Top of the Pods -- Heartless

reading
Well, this is very flattering.

SFSignal have a series of posts running at the moment wherein they list the best 50 PodCasts of all time. They have just placed my story, Heartless, read by the excellent Veronica Giguere, in at #14.

You can listen to it again and again -- as many times as you like! -- over at PodCastle.org.

But which story came in at #1 you ask?

I don't know. That will be next week's excitement...


The Things I do for Research

reading
For the sake of research have I taken a thorny whip to my own bottom. I have read entire books and websites about special forces in order to write a single scene, which I feel is still wrong. But I'll never know how badly I have insulted the elite military services of the world until I wake up -- or, more likely, fail to wake up -- with piano wire around my neck.

But I've been going even further than that this last week or so, because I've begun learning Old Irish for a novel I'm planning to start writing before the end of the year.
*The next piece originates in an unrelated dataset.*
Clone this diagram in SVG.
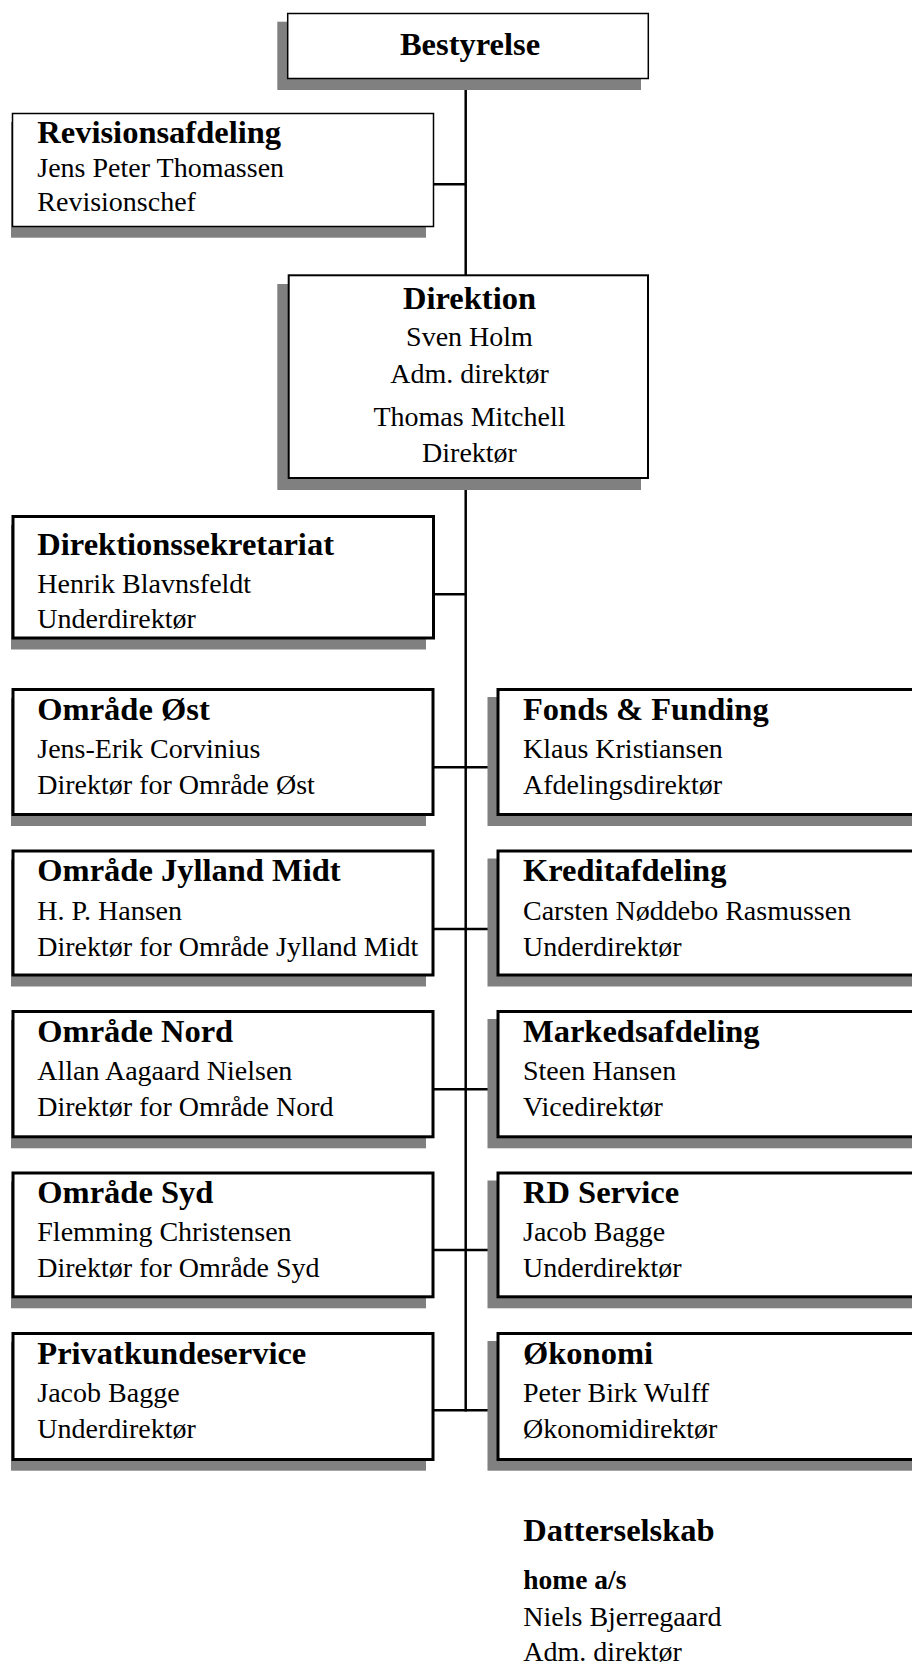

I expected it to be hard, and in some ways it is: the final boss of Celtic languages. But what I didn't expect, was how emotional I would feel going through it. This is what it must be like for our American cousins when they finally see the green, green valleys their ancestors emigrated from. I'm learning words here, and brain-twisting constructions that Kings Brian Boru and Robert the Bruce would have understood easily.

But as somebody who has learned bits and pieces of languages from the Celtic, Germanic, Romance and Slavic branches of the Indo-European family, it is INCREDIBLE, and I mean that! Incredible to follow one of them back in time, to see it becoming more and more like its siblings. I mean, everybody knows these languages are related, but this is an experience akin to watching Africa and South America splitting apart and going their separate ways. Or the reverse that. Or something.

Writing

The first draft of my current WIP, which I'm thinking of calling The Orphan Continent, has just breached 80,000 words. 10K more to go, I would expect. Fun times!

I hope you're all well and up to no good!